How can you finance your pre-shipment and/or post-shipment export working capital needs?  The SBA has three loan programs that may work for you:

  • Export Express has a $500,000 maximum and is ideal for new exporters or those with relatively small orders;
  • Export Working Capital Program has a $5,000,000 maximum which may only be used to finance export transactions—from purchase order to collections; and
  • CAPlines has a $5,000,000 maximum which is a revolving line of credit that can support both domestic A/R and insured foreign A/R. 

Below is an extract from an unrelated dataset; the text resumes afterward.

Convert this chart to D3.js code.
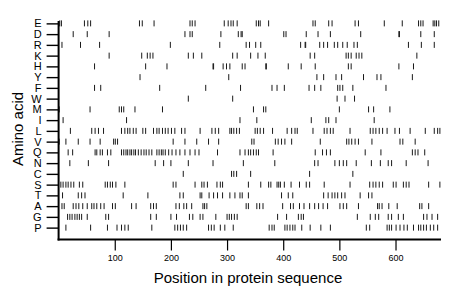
<!DOCTYPE html>
<html><head><meta charset="utf-8">
<script src="https://cdn.jsdelivr.net/npm/d3@7"></script>
<style>
html,body{margin:0;padding:0;background:#fff;}
svg{display:block;}
</style></head>
<body>
<svg id="c" width="460" height="299"></svg>
<script>
const aminoAcids = ["E","D","R","K","H","Y","F","W","M","I","L","V","Q","N","C","S","T","A","G","P"];
const xTicks = [100,200,300,400,500,600];
const xMax = 681;

const posE = [2,5,46,52,57,144,149,170,234,238,243,295,302,307,311,318,352,356,359,374,453,457,481,487,528,534,580,612,641,645,649,667,670,673,677];
const posD = [26,51,90,225,234,238,289,320,325,327,401,405,441,462,484,538,606,607,645,669];
const posR = [6,39,73,199,287,334,340,351,360,431,439,440,465,472,479,491,497,506,514,526,532,623,646,669];
const posK = [90,148,158,163,168,231,240,255,310,318,342,355,368,448,456,512,516,521,530,535,540,638];
const posH = [64,155,193,275,276,293,299,305,327,332,369,370,409,432,457,516,521,606,632];
const posY = [145,303,460,472,494,504,543,567,574,630];
const posF = [64,75,180,262,324,380,389,402,446,456,467,497,501,506,524,583];
const posW = [231,310,496,510,527];
const posM = [1,56,108,112,116,136,185,347,365,369,500,552,561,590];
const posI = [8,121,323,353,450,476,481,494,562];
const posL = [21,59,65,71,80,112,118,123,127,133,138,150,155,169,175,179,185,190,195,201,207,219,225,252,273,279,285,305,308,312,317,322,350,354,359,365,381,407,415,421,425,453,473,478,484,489,519,555,560,565,571,577,585,599,607,626,653,669,675,679];
const posV = [1,13,35,56,74,98,101,105,204,225,246,267,285,344,348,386,391,397,403,415,466,513,517,522,528,534,558,608,613,635];
const posQ = [17,25,65,68,74,78,87,93,112,116,120,123,127,130,134,137,142,147,152,156,161,166,175,179,183,186,190,196,202,209,216,225,234,243,250,283,323,332,338,342,347,352,356,382,457,470,477,484,546,574,630,635,640,652];
const posN = [20,53,89,172,187,200,231,275,329,385,456,462,492,500,507,513,530,557,573,587,593,619,658];
const posC = [222,308,312,317,342,447,524];
const posS = [4,8,13,17,22,27,37,43,83,87,92,96,102,118,204,209,243,255,259,265,282,288,292,338,360,374,378,389,392,395,402,414,429,441,447,473,519,554,560,565,571,577,596,601,614,619,624,659,679];
const posT = [7,35,41,47,115,159,216,222,252,255,268,276,283,292,305,314,323,327,338,397,409,417,472,480,487,492,497,504,510,537,552,558];
const posA = [6,10,26,31,36,43,51,59,63,68,75,81,96,101,130,138,164,169,174,209,215,223,228,237,257,260,264,334,338,353,358,364,399,413,418,429,437,447,456,463,471,479,501,507,513,534,568,571,576,588,603,643,647,659];
const posG = [16,20,24,29,33,37,41,51,84,89,164,174,200,210,233,239,252,257,280,300,304,308,313,318,390,406,427,432,436,532,555,564,570,587,593,605,614,650,656,665,675];
const posP = [13,57,87,104,112,118,124,166,207,212,217,222,228,267,272,277,288,296,311,375,380,384,403,407,412,417,421,433,448,467,484,548,554,585,589,593,601,608,615,621,632,641,645,650,655,662,668,675];

const positions = {E:posE,D:posD,R:posR,K:posK,H:posH,Y:posY,F:posF,W:posW,M:posM,I:posI,L:posL,V:posV,Q:posQ,N:posN,C:posC,S:posS,T:posT,A:posA,G:posG,P:posP};

const marks = [];
aminoAcids.forEach(a => positions[a].forEach(p => marks.push({aa:a, pos:p})));

const svg = d3.select("#c");
const left = 58.6, right = 441, axisY = 239.5;
const x = d3.scaleLinear().domain([0, xMax]).range([left, right]);
const y = d3.scalePoint().domain(aminoAcids).range([18, 233]).padding(0.5);

// marks
svg.append("g").selectAll("rect").data(marks).join("rect")
  .attr("x", d => x(d.pos) - 0.5)
  .attr("y", d => y(d.aa) - 3)
  .attr("width", 1)
  .attr("height", 6)
  .attr("fill", "#1a1a1a");

const font = "Liberation Sans, Arial, Helvetica, sans-serif";

// y axis
const yAxis = svg.append("g").attr("transform", `translate(${left},0)`)
  .call(d3.axisLeft(y).tickSize(12).tickPadding(5));
yAxis.select(".domain").remove();
yAxis.selectAll(".tick line").attr("stroke", "#000").attr("stroke-width", 1.4);
yAxis.selectAll(".tick text").attr("font-family", font).attr("font-size", 11).attr("fill", "#000");

// x axis
const xAxis = svg.append("g").attr("transform", `translate(0,${axisY})`)
  .call(d3.axisBottom(x).tickValues(xTicks).tickSize(11).tickPadding(4));
xAxis.select(".domain").remove();
xAxis.selectAll(".tick line").attr("stroke", "#000").attr("stroke-width", 1.2);
xAxis.selectAll(".tick text").attr("font-family", font).attr("font-size", 9).attr("fill", "#000");

// axis lines
svg.append("line").attr("x1", left).attr("x2", left).attr("y1", 21).attr("y2", axisY + 1)
  .attr("stroke", "#000").attr("stroke-width", 2);
svg.append("line").attr("x1", left - 1).attr("x2", right).attr("y1", axisY).attr("y2", axisY)
  .attr("stroke", "#000").attr("stroke-width", 2);

// titles
svg.append("text").attr("x", 248).attr("y", 283)
  .attr("text-anchor", "middle").attr("font-family", font).attr("font-size", 15)
  .text("Position in protein sequence");
svg.append("text").attr("transform", "translate(23,129) rotate(-90)")
  .attr("text-anchor", "middle").attr("font-family", font).attr("font-size", 15)
  .text("Amino acid");
</script>
</body></html>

Visit for a list of lenders active in these programs.  You also will find a listing for SBA’s trade finance specialists located in 19 U.S. Export Assistance Centers across the country who can provide additional information on export financing questions.

About the Author:


My company is Small Business manufacturing medical devices which are not registered with FDA yet, however we do have FDA permission to manufacture in USA for export only; we are approved in about 100 countries and all our sales are international. Company is in business for over 7 years, sales grows at about 20% year by year. To grow our export sales we applied for $350K in SBA Export Financing and our application was denied because one of the minor partners has a high net worth, violating "owner resource utilization rule". I am a majority owner (70%) and do not have sufficient resources at my disposal. At the same time I do not feel comfortable asking my partner, who is 70 and already helped me with building the company, for any more monetary contribution to this business. As a result we do not have enough capital to manufacture next production lot. Our bank is not interested to finance export related business, we can not not factor in inventory, borrow against receivables etc. We have strong international competition from Spanish, Korean and Japanese manufacturers who are very active on the international markets. "Alternative finance" offers financing at about 60% annual interest rate. Basically, we are thinking about shutting down this business in US and possibly relocating it to another country. Is there anybody in US Government who may care about situation like ours?
At my previous bank, we were very active in SBA Export Express and SBA Export Working Capital Programs. It is important to talk with a knowledgeable lender about these programs; the best place to start is talk to bankers in the international divisions of US banks. Also, check out SBA export lender lists or look at press releases for SBA "Export Lender of the Year" awards to help find contact information for individual bankers.
This is excellent information on getting paid properly. I only use cash-in-advance in my business dealings, but it is nice to know their are other options out their, specifically for exporters.